◆ Work instructions: All of the material below is to be restated word for word, apart from the pictures.

>> start Dataset excerpt

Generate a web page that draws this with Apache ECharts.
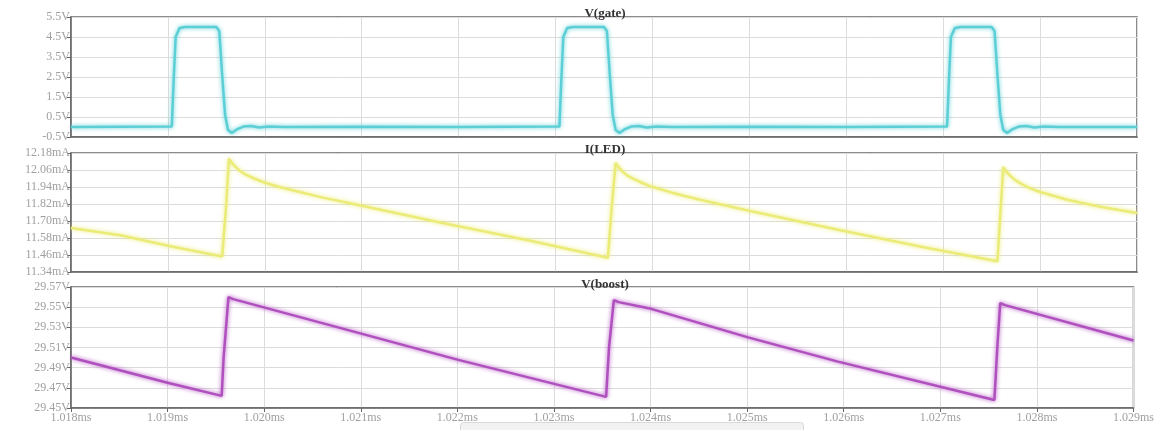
<!DOCTYPE html>
<html>
<head>
<meta charset="utf-8">
<script src="https://cdn.jsdelivr.net/npm/echarts@6/dist/echarts.min.js"></script>
<style>
  html, body { margin: 0; padding: 0; background: #fff; }
  #main { width: 1157px; height: 430px; }
</style>
</head>
<body>
<div id="main"></div>
<script>
// 波形数据 [时间(ms), 数值]
var gatePoints = [
  [1.01800, 0.00], [1.01850, 0.01], [1.01904, 0.02], [1.01906, 2.40], [1.01908, 4.50],
  [1.01912, 4.95], [1.01918, 5.00], [1.01950, 5.00], [1.01953, 4.80], [1.01956, 2.60],
  [1.01959, 0.60], [1.01962, -0.15], [1.01966, -0.30], [1.01971, -0.12], [1.01978, 0.02],
  [1.01986, 0.05], [1.01994, -0.02], [1.02004, 0.03], [1.02020, 0.00], [1.02100, 0.01],
  [1.02200, 0.00], [1.02304, 0.02], [1.02306, 2.40], [1.02308, 4.50], [1.02312, 4.95],
  [1.02318, 5.00], [1.02350, 5.00], [1.02353, 4.80], [1.02356, 2.60], [1.02359, 0.60],
  [1.02362, -0.15], [1.02366, -0.30], [1.02371, -0.12], [1.02378, 0.02], [1.02386, 0.05],
  [1.02394, -0.02], [1.02404, 0.03], [1.02420, 0.00], [1.02500, 0.01], [1.02600, 0.00],
  [1.02704, 0.02], [1.02706, 2.40], [1.02708, 4.50], [1.02712, 4.95], [1.02718, 5.00],
  [1.02750, 5.00], [1.02753, 4.80], [1.02756, 2.60], [1.02759, 0.60], [1.02762, -0.15],
  [1.02766, -0.30], [1.02771, -0.12], [1.02778, 0.02], [1.02786, 0.05], [1.02794, -0.02],
  [1.02804, 0.03], [1.02820, 0.00], [1.02900, 0.00]
];
var ledPoints = [
  [1.01800, 11.65], [1.01851, 11.60], [1.01904, 11.52], [1.01956, 11.45], [1.01960, 11.80],
  [1.01963, 12.14], [1.01966, 12.11], [1.01970, 12.08], [1.01975, 12.05], [1.01981, 12.025],
  [1.01989, 12.00], [1.02000, 11.97], [1.02015, 11.94], [1.02036, 11.905], [1.02060, 11.865],
  [1.02088, 11.825], [1.02181, 11.69], [1.02274, 11.56], [1.02354, 11.44], [1.02358, 11.80],
  [1.02362, 12.11], [1.02365, 12.08], [1.02369, 12.05], [1.02374, 12.02], [1.02381, 11.995],
  [1.02389, 11.97], [1.02398, 11.945], [1.02420, 11.90], [1.02449, 11.85], [1.02501, 11.77],
  [1.02594, 11.635], [1.02680, 11.515], [1.02756, 11.416], [1.02759, 11.75], [1.02762, 12.08],
  [1.02765, 12.05], [1.02769, 12.02], [1.02774, 11.99], [1.02781, 11.96], [1.02790, 11.93],
  [1.02800, 11.905], [1.02828, 11.85], [1.02862, 11.80], [1.02900, 11.756]
];
var boostPoints = [
  [1.01800, 29.500], [1.01900, 29.475], [1.01956, 29.462], [1.01958, 29.500], [1.01963, 29.560],
  [1.01968, 29.558], [1.02088, 29.527], [1.02200, 29.498], [1.02354, 29.461], [1.02357, 29.510],
  [1.02362, 29.557], [1.02367, 29.555], [1.02398, 29.549], [1.02501, 29.520], [1.02594, 29.496],
  [1.02756, 29.458], [1.02759, 29.510], [1.02762, 29.554], [1.02767, 29.552], [1.02900, 29.517]
];
var panelTitles = ['V(gate)', 'I(LED)', 'V(boost)'];
var gateRange = [-0.5, 5.5, 1];
var ledRange = [11.34, 12.18, 0.12];
var boostRange = [29.45, 29.57, 0.02];
var timeRange = [1.018, 1.029, 0.001];

function waveChart(){
    var labelFont = {color:'#a0a0a0', fontSize:12, fontFamily:'Liberation Serif'};
    var gridLine = {show:true, lineStyle:{color:'#dcdcdc', width:1}};
    var grids = [
        {left:71, right:20, top:17, height:120},
        {left:71, right:20, top:153, height:119},
        {left:71, right:20, top:287, height:121}
    ];
    grids.forEach(function(g){
        g.show = true;
        g.borderColor = '#666';
        g.borderWidth = 1.5;
        g.backgroundColor = '#fff';
    });

    var xAxes = [0,1,2].map(function(i){
        return {
            type:'value', gridIndex:i,
            min:timeRange[0], max:timeRange[1], interval:timeRange[2],
            axisLine:{show:true, onZero:false, lineStyle:{color:'#666', width:1.5}},
            axisTick:{show:i==2, length:4, lineStyle:{color:'#666'}},
            axisLabel:Object.assign({show:i==2, margin:4, formatter:function(v){ return v.toFixed(3)+'ms'; }}, labelFont),
            splitLine:gridLine
        };
    });

    function yAxis(i, r, unit){
        return {
            type:'value', gridIndex:i,
            min:r[0], max:r[1], interval:r[2],
            axisLine:{show:true, onZero:false, lineStyle:{color:'#666', width:1.5}},
            axisTick:{show:true, length:4, lineStyle:{color:'#666'}},
            axisLabel:Object.assign({margin:1, formatter:function(v){
                return (r[2] < 0.5 ? v.toFixed(2) : v.toFixed(1)) + unit;
            }}, labelFont),
            splitLine:gridLine
        };
    }

    function wave(i, data, color){
        return {
            type:'line', xAxisIndex:i, yAxisIndex:i,
            data:data, showSymbol:false, symbol:'none',
            lineStyle:{color:color, width:2.5, shadowBlur:4, shadowColor:color},
            animation:false
        };
    }

    var option = {
        backgroundColor:'#fff',
        animation:false,
        title: panelTitles.map(function(t, i){
            return {
                text:t, left:605, top:[7, 143, 278][i], padding:0,
                textAlign:'center',
                textStyle:{fontFamily:'Liberation Serif', fontSize:13, fontWeight:'bold', color:'#333'}
            };
        }),
        grid:grids,
        xAxis:xAxes,
        yAxis:[yAxis(0, gateRange, 'V'), yAxis(1, ledRange, 'mA'), yAxis(2, boostRange, 'V')],
        series:[
            wave(0, gatePoints, '#5ccfd6'),
            wave(1, ledPoints, '#ebeb78'),
            wave(2, boostPoints, '#b050bf')
        ],
        graphic:[{
            type:'rect', left:460, top:422,
            shape:{width:343, height:12, r:3},
            style:{fill:'#f2f2f2', stroke:'#d8d8d8', lineWidth:1}
        }]
    };
    var myChart = echarts.init(document.getElementById('main'));
    myChart.setOption(option);
}
waveChart();
</script>
</body>
</html>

>> end Dataset excerpt

◆ Answer to the task:
Generate a web page that draws this with Apache ECharts.
<!DOCTYPE html>
<html>
<head>
<meta charset="utf-8">
<script src="https://cdn.jsdelivr.net/npm/echarts@6/dist/echarts.min.js"></script>
<style>
  html, body { margin: 0; padding: 0; background: #fff; }
  #main { width: 1157px; height: 430px; }
</style>
</head>
<body>
<div id="main"></div>
<script>
// 波形数据 [时间(ms), 数值]
var gatePoints = [
  [1.01800, 0.00], [1.01850, 0.01], [1.01904, 0.02], [1.01906, 2.40], [1.01908, 4.50],
  [1.01912, 4.95], [1.01918, 5.00], [1.01950, 5.00], [1.01953, 4.80], [1.01956, 2.60],
  [1.01959, 0.60], [1.01962, -0.15], [1.01966, -0.30], [1.01971, -0.12], [1.01978, 0.02],
  [1.01986, 0.05], [1.01994, -0.02], [1.02004, 0.03], [1.02020, 0.00], [1.02100, 0.01],
  [1.02200, 0.00], [1.02304, 0.02], [1.02306, 2.40], [1.02308, 4.50], [1.02312, 4.95],
  [1.02318, 5.00], [1.02350, 5.00], [1.02353, 4.80], [1.02356, 2.60], [1.02359, 0.60],
  [1.02362, -0.15], [1.02366, -0.30], [1.02371, -0.12], [1.02378, 0.02], [1.02386, 0.05],
  [1.02394, -0.02], [1.02404, 0.03], [1.02420, 0.00], [1.02500, 0.01], [1.02600, 0.00],
  [1.02704, 0.02], [1.02706, 2.40], [1.02708, 4.50], [1.02712, 4.95], [1.02718, 5.00],
  [1.02750, 5.00], [1.02753, 4.80], [1.02756, 2.60], [1.02759, 0.60], [1.02762, -0.15],
  [1.02766, -0.30], [1.02771, -0.12], [1.02778, 0.02], [1.02786, 0.05], [1.02794, -0.02],
  [1.02804, 0.03], [1.02820, 0.00], [1.02900, 0.00]
];
var ledPoints = [
  [1.01800, 11.65], [1.01851, 11.60], [1.01904, 11.52], [1.01956, 11.45], [1.01960, 11.80],
  [1.01963, 12.14], [1.01966, 12.11], [1.01970, 12.08], [1.01975, 12.05], [1.01981, 12.025],
  [1.01989, 12.00], [1.02000, 11.97], [1.02015, 11.94], [1.02036, 11.905], [1.02060, 11.865],
  [1.02088, 11.825], [1.02181, 11.69], [1.02274, 11.56], [1.02354, 11.44], [1.02358, 11.80],
  [1.02362, 12.11], [1.02365, 12.08], [1.02369, 12.05], [1.02374, 12.02], [1.02381, 11.995],
  [1.02389, 11.97], [1.02398, 11.945], [1.02420, 11.90], [1.02449, 11.85], [1.02501, 11.77],
  [1.02594, 11.635], [1.02680, 11.515], [1.02756, 11.416], [1.02759, 11.75], [1.02762, 12.08],
  [1.02765, 12.05], [1.02769, 12.02], [1.02774, 11.99], [1.02781, 11.96], [1.02790, 11.93],
  [1.02800, 11.905], [1.02828, 11.85], [1.02862, 11.80], [1.02900, 11.756]
];
var boostPoints = [
  [1.01800, 29.500], [1.01900, 29.475], [1.01956, 29.462], [1.01958, 29.500], [1.01963, 29.560],
  [1.01968, 29.558], [1.02088, 29.527], [1.02200, 29.498], [1.02354, 29.461], [1.02357, 29.510],
  [1.02362, 29.557], [1.02367, 29.555], [1.02398, 29.549], [1.02501, 29.520], [1.02594, 29.496],
  [1.02756, 29.458], [1.02759, 29.510], [1.02762, 29.554], [1.02767, 29.552], [1.02900, 29.517]
];
var panelTitles = ['V(gate)', 'I(LED)', 'V(boost)'];
var gateRange = [-0.5, 5.5, 1];
var ledRange = [11.34, 12.18, 0.12];
var boostRange = [29.45, 29.57, 0.02];
var timeRange = [1.018, 1.029, 0.001];

function waveChart(){
    var labelFont = {color:'#a0a0a0', fontSize:12, fontFamily:'Liberation Serif'};
    var gridLine = {show:true, lineStyle:{color:'#dcdcdc', width:1}};
    var grids = [
        {left:71, right:20, top:17, height:120},
        {left:71, right:20, top:153, height:119},
        {left:71, right:20, top:287, height:121}
    ];
    grids.forEach(function(g){
        g.show = true;
        g.borderColor = '#666';
        g.borderWidth = 1.5;
        g.backgroundColor = '#fff';
    });

    var xAxes = [0,1,2].map(function(i){
        return {
            type:'value', gridIndex:i,
            min:timeRange[0], max:timeRange[1], interval:timeRange[2],
            axisLine:{show:true, onZero:false, lineStyle:{color:'#666', width:1.5}},
            axisTick:{show:i==2, length:4, lineStyle:{color:'#666'}},
            axisLabel:Object.assign({show:i==2, margin:4, formatter:function(v){ return v.toFixed(3)+'ms'; }}, labelFont),
            splitLine:gridLine
        };
    });

    function yAxis(i, r, unit){
        return {
            type:'value', gridIndex:i,
            min:r[0], max:r[1], interval:r[2],
            axisLine:{show:true, onZero:false, lineStyle:{color:'#666', width:1.5}},
            axisTick:{show:true, length:4, lineStyle:{color:'#666'}},
            axisLabel:Object.assign({margin:1, formatter:function(v){
                return (r[2] < 0.5 ? v.toFixed(2) : v.toFixed(1)) + unit;
            }}, labelFont),
            splitLine:gridLine
        };
    }

    function wave(i, data, color){
        return {
            type:'line', xAxisIndex:i, yAxisIndex:i,
            data:data, showSymbol:false, symbol:'none',
            lineStyle:{color:color, width:2.5, shadowBlur:4, shadowColor:color},
            animation:false
        };
    }

    var option = {
        backgroundColor:'#fff',
        animation:false,
        title: panelTitles.map(function(t, i){
            return {
                text:t, left:605, top:[7, 143, 278][i], padding:0,
                textAlign:'center',
                textStyle:{fontFamily:'Liberation Serif', fontSize:13, fontWeight:'bold', color:'#333'}
            };
        }),
        grid:grids,
        xAxis:xAxes,
        yAxis:[yAxis(0, gateRange, 'V'), yAxis(1, ledRange, 'mA'), yAxis(2, boostRange, 'V')],
        series:[
            wave(0, gatePoints, '#5ccfd6'),
            wave(1, ledPoints, '#ebeb78'),
            wave(2, boostPoints, '#b050bf')
        ],
        graphic:[{
            type:'rect', left:460, top:422,
            shape:{width:343, height:12, r:3},
            style:{fill:'#f2f2f2', stroke:'#d8d8d8', lineWidth:1}
        }]
    };
    var myChart = echarts.init(document.getElementById('main'));
    myChart.setOption(option);
}
waveChart();
</script>
</body>
</html>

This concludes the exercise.